Create associative array in bash 3

Bash 3 has no associative arrays, so you’re going to have to use some other language feature(s) for your purpose. Note that even under bash 4, the code you wrote doesn’t do what you claim it does: ./script.sh ${ARG} does not pass the associative array to the child script, because ${ARG} expands to nothing when ARG is an associative array. You cannot pass an associative array to a child process, you need to encode it anyway.

You need to define some argument passing protocol between the parent script and the child script. A common one is to pass arguments in the form key=value. This assumes that the character = does not appear in keys.

You also need to figure out how to represent the associative array in the parent script and in the child script. They need not use the same representation.

A common method to represent an associative array is to use separate variables for each element, with a common naming prefix. This requires that the key name only consists of ASCII letters (of either case), digits and underscores. For example, instead of ${myarray[key]}, write ${myarray__key}. If the key is determined at run time, you need a round of expansion first: instead of ${myarray[$key]}, write

n=myarray__${key}; echo ${!n}

For an assignment, use printf -v. Note the %s format to printf to use the specified value. Do not write printf -v "myarray__${key}" %s "$value" since that would treat $value as a format and perform printf % expansion on it.

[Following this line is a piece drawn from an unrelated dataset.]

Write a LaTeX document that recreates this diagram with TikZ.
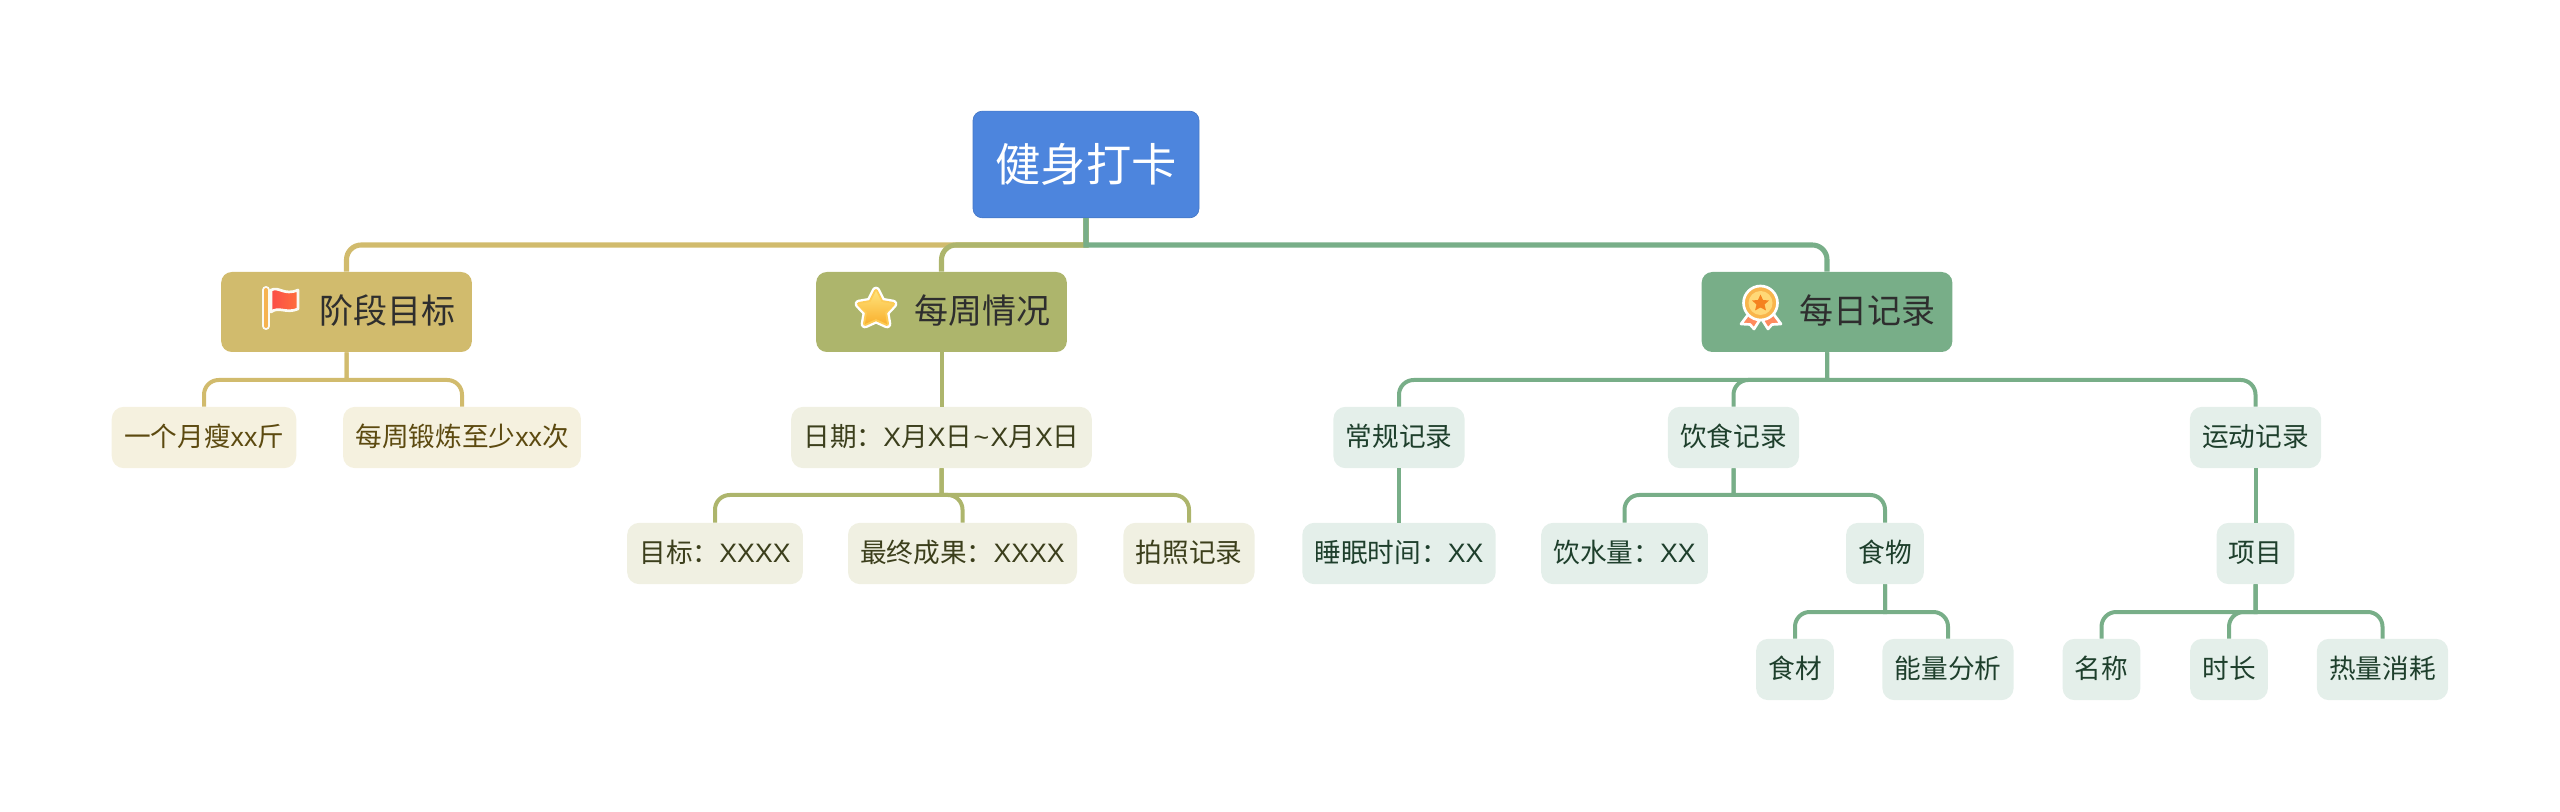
\documentclass[tikz,border=0pt]{standalone}
\usepackage{fontspec}
\setmainfont{Noto Sans CJK SC}
\newfontfamily\latn{Liberation Sans}
\newcommand{\lat}[1]{{\latn #1}}
\definecolor{rootblue}{HTML}{4D85DD}
\definecolor{goldmain}{HTML}{D1BB6D}
\definecolor{goldpale}{HTML}{F5F1DF}
\definecolor{goldtext}{HTML}{5C4A10}
\definecolor{olivemain}{HTML}{ADB56C}
\definecolor{olivepale}{HTML}{F0F0E2}
\definecolor{olivetext}{HTML}{3C3F1C}
\definecolor{greenmain}{HTML}{78AE88}
\definecolor{greenpale}{HTML}{E4EFEA}
\definecolor{greentext}{HTML}{1E3F2C}
\definecolor{flagred}{HTML}{FB4D47}
\definecolor{flagorange}{HTML}{FF6F3C}
\definecolor{polegold}{HTML}{F6B350}
\definecolor{starhigh}{HTML}{FFE27A}
\definecolor{starlow}{HTML}{F9B12F}
\definecolor{starmid}{HTML}{FDCB55}
\definecolor{medalring}{HTML}{F9B54C}
\definecolor{medalface}{HTML}{FFD877}
\definecolor{medalstar}{HTML}{F5821F}
\definecolor{medalband}{HTML}{FF8B5E}
\tikzset{
  rootbox/.style={rounded corners=7pt, fill=rootblue, draw=rootblue!90!black, line width=.5pt,
    minimum width=169.5pt, minimum height=80pt, text=white, font=\fontsize{34pt}{36pt}\selectfont,
    text height=28pt, text depth=3pt},
  mainbox/.style={rounded corners=8pt, minimum width=188pt, minimum height=60pt,
    text=black!82, font=\fontsize{25.5pt}{28pt}\selectfont, text height=20pt, text depth=2.5pt, inner xsep=0pt},
  subbox/.style={rounded corners=9pt, minimum height=46pt, inner xsep=9.2pt,
    font=\fontsize{20pt}{22pt}\selectfont, text height=15.5pt, text depth=2pt},
  goldsub/.style={subbox, fill=goldpale, text=goldtext},
  olivesub/.style={subbox, fill=olivepale, text=olivetext},
  greensub/.style={subbox, fill=greenpale, text=greentext},
  bigline/.style={line width=3.8pt},
  goldline/.style={line width=3pt, draw=goldmain},
  oliveline/.style={line width=3pt, draw=olivemain},
  greenline/.style={line width=3pt, draw=greenmain},
  roundturn/.style={rounded corners=11pt}
}
\begin{document}
\begin{tikzpicture}[x=.75pt, y=-.75pt]
\useasboundingbox (0,0) rectangle (2560,812);
% joints on the buses
\coordinate (0j) at (1086,245);
\coordinate (1j) at (346.5,380);
\coordinate (2j) at (941.5,495);
\coordinate (3j) at (1827,380);
\coordinate (3bj) at (1733.5,495);
\coordinate (3b2j) at (1885,612);
\coordinate (3c1j) at (2255.5,612);
% top level
\node[rootbox] (0) at (1086,164.5) {健身打卡};
\node[mainbox, fill=goldmain] (1) at (346.5,312) {\hspace{61pt}阶段目标};
\node[mainbox, fill=olivemain] (2) at (941.5,312) {\hspace{61pt}每周情况};
\node[mainbox, fill=greenmain] (3) at (1827,312) {\hspace{61pt}每日记录};
% second row
\node[goldsub] (1a) at (204,437.5) {一个月瘦\lat{xx}斤};
\node[goldsub] (1b) at (462,437.5) {每周锻炼至少\lat{xx}次};
\node[olivesub] (2a) at (941.5,437.5) {日期：\lat{X}月\lat{X}日\lat{\kern1pt\textasciitilde\kern1pt}\lat{X}月\lat{X}日};
\node[greensub] (3a) at (1399,437.5) {常规记录};
\node[greensub] (3b) at (1733.5,437.5) {饮食记录};
\node[greensub] (3c) at (2255.5,437.5) {运动记录};
% third row
\node[olivesub] (2a1) at (715,553.5) {目标：\lat{XXXX}};
\node[olivesub] (2a2) at (962.5,553.5) {最终成果：\lat{XXXX}};
\node[olivesub] (2a3) at (1189,553.5) {拍照记录};
\node[greensub] (3a1) at (1399,553.5) {睡眠时间：\lat{XX}};
\node[greensub] (3b1) at (1624.5,553.5) {饮水量：\lat{XX}};
\node[greensub] (3b2) at (1885,553.5) {食物};
\node[greensub] (3c1) at (2255.5,553.5) {项目};
% fourth row
\node[greensub] (3b2a) at (1795,669.5) {食材};
\node[greensub] (3b2b) at (1948,669.5) {能量分析};
\node[greensub] (3c1a) at (2101.5,669.5) {名称};
\node[greensub] (3c1b) at (2229,669.5) {时长};
\node[greensub] (3c1c) at (2382.5,669.5) {热量消耗};
% connectors
\draw[goldline, bigline] (0.south) -- (0j) [roundturn] -| (1.north);
\draw[oliveline, bigline] (0.south) -- (0j) [roundturn] -| (2.north);
\draw[greenline, bigline] (0.south) -- (0j) [roundturn] -| (3.north);
\draw[goldline] (1.south) -- (1j) [roundturn] -| (1a.north);
\draw[goldline] (1.south) -- (1j) [roundturn] -| (1b.north);
\draw[oliveline] (2.south) -- (2a.north);
\draw[oliveline] (2a.south) -- (2j) [roundturn] -| (2a1.north);
\draw[oliveline] (2a.south) -- (2j) [roundturn] -| (2a2.north);
\draw[oliveline] (2a.south) -- (2j) [roundturn] -| (2a3.north);
\draw[greenline] (3.south) -- (3j) [roundturn] -| (3a.north);
\draw[greenline] (3.south) -- (3j) [roundturn] -| (3b.north);
\draw[greenline] (3.south) -- (3j) [roundturn] -| (3c.north);
\draw[greenline] (3a.south) -- (3a1.north);
\draw[greenline] (3b.south) -- (3bj) [roundturn] -| (3b1.north);
\draw[greenline] (3b.south) -- (3bj) [roundturn] -| (3b2.north);
\draw[greenline] (3b2.south) -- (3b2j) [roundturn] -| (3b2a.north);
\draw[greenline] (3b2.south) -- (3b2j) [roundturn] -| (3b2b.north);
\draw[greenline] (3c.south) -- (3c1.north);
\draw[greenline] (3c1.south) -- (3c1j) [roundturn] -| (3c1a.north);
\draw[greenline] (3c1.south) -- (3c1j) [roundturn] -| (3c1b.north);
\draw[greenline] (3c1.south) -- (3c1j) [roundturn] -| (3c1c.north);
% flag
\draw[white!92!goldmain, line width=6pt, line cap=round] (266,290) -- (266,326);
\draw[polegold, line width=3pt, line cap=round] (266,290) -- (266,326);
\filldraw[draw=white!92!goldmain, line width=2pt, line join=round, left color=flagred, right color=flagorange]
  (271,290) .. controls (279,286) and (284,296) .. (298,290) -- (298,309)
  .. controls (286,314) and (279,306) .. (271,312) -- cycle;
% star
\draw[white, line width=6.5pt, line join=round]
  (876,291) -- (881.5,302) -- (893,304) -- (885,312.5) -- (887,324) -- (876,319)
  -- (865,324) -- (867,312.5) -- (859,304) -- (870.5,302) -- cycle;
\draw[starmid, line width=3pt, line join=round]
  (876,291) -- (881.5,302) -- (893,304) -- (885,312.5) -- (887,324) -- (876,319)
  -- (865,324) -- (867,312.5) -- (859,304) -- (870.5,302) -- cycle;
\shade[top color=starhigh, bottom color=starlow]
  (876,291) -- (881.5,302) -- (893,304) -- (885,312.5) -- (887,324) -- (876,319)
  -- (865,324) -- (867,312.5) -- (859,304) -- (870.5,302) -- cycle;
% medal
\filldraw[draw=white, line width=2pt, line join=round, fill=medalband]
  (1750,312) -- (1741,324) -- (1750,324.5) -- (1754,329) -- (1761,318) -- (1768,329) -- (1772,324.5) -- (1781,324) -- (1772,312) -- cycle;
\filldraw[draw=white, line width=2pt, fill=medalring] (1760.5,303) circle (17);
\fill[medalface] (1760.5,303) circle (12);
\fill[medalstar] (1760.5,294.5) -- (1763,300) -- (1769,300.5) -- (1764.5,304.5) -- (1766,310.5)
  -- (1760.5,307.5) -- (1755,310.5) -- (1756.5,304.5) -- (1752,300.5) -- (1758,300) -- cycle;
\end{tikzpicture}
\end{document}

printf -v "myarray__${key}" %s "$value"

If you need to pass an associative array represented like this to a child process with the key=value argument representation, you can use ${!myarray__*} to enumerate over all the variables whose name begins with myarray__.

args=()
for k in ${!myarray__*}; do
  n=$k
  args+=("$k=${!n}")
done

In the child process, to convert arguments of the form key=value to separate variables with a prefix:

for x; do
  if [[ $x != *=* ]]; then echo 1>&2 "KEY=VALUE expected, but got $x"; exit 120; fi
  printf -v "myarray__${x%%=*}" %s "${x#*=}"
done

By the way, are you sure that this is what you need? Instead of calling a bash script from another bash script, you might want to run the child script in a subshell instead. That way it would inherit from all the variables of the parent.